Growing Seedless Grapes

neptune seedless grape bunches on the vine
Neptune Seedless Grapes

Two years ago I purchased three table grape vines. I spent hours using a manual post digger, installing the post, mixing concrete and then installing the wire between posts. Once the trellis was done, I started work on digging the holes for the vines. The grower had sent me instructions for digging the holes and the soil requirements by email before the vines arrived. Digging the holes took me awhile; it was suggested to dig the hole 4 feet deep and 3 feet in diameter, so I did.

After getting the three holes dug, I started working on the soil mixture. This was easy compare to all the other work. Now I was waiting for the grape vines to arrive. I had purchase seedless table grapes, one of each, Mars, Neptune and Red Flame. I select these because they are supposed to do well in my area, zone 6 in South Carolina.

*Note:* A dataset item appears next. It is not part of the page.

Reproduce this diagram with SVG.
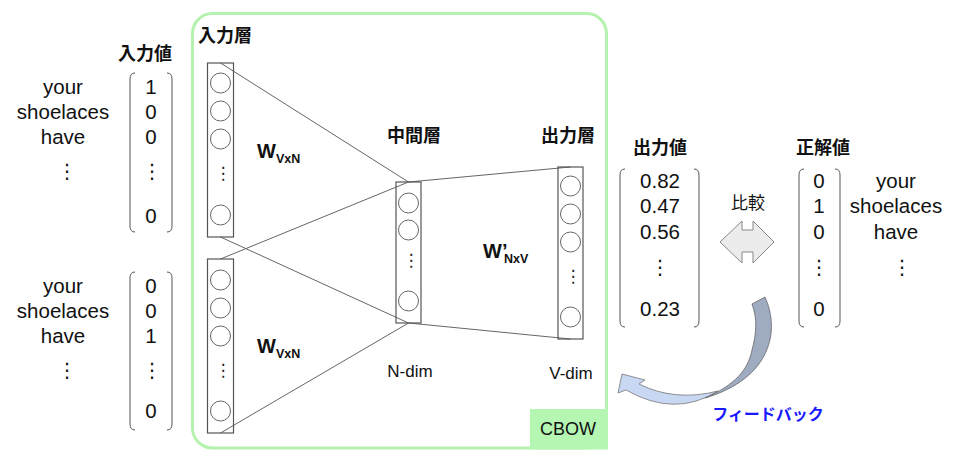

Mars is a blue seedless slip skin, has large fruit that is very sweet. Mars grapes are good for making jam, wine and jelly. Neptune pictured above, is a yellow-green seedless grape and has large clusters. Very sweet medium size fruit, Red Flame is a red seedless grape. Very popular in our area and is also sweet with medium size fruit. Mars fruit ripens first in mid-July and the others ripen about 25 days later.

I purchased 3 year vines for Mars and Neptune, 2 year vine for Red Flame back in 2011 hoping that the larger plants would give me fruit by 2013. I let Mars and Neptune produce fruit this year, trimming back 50% of the fruit but the vines were still full.

I am very pleased with the vines, their growth and it was a lot easier than I thought. Neptune had more grapes than Mars, it’s so nice to go into the yard and pick your own grapes. I can’t wait till next year!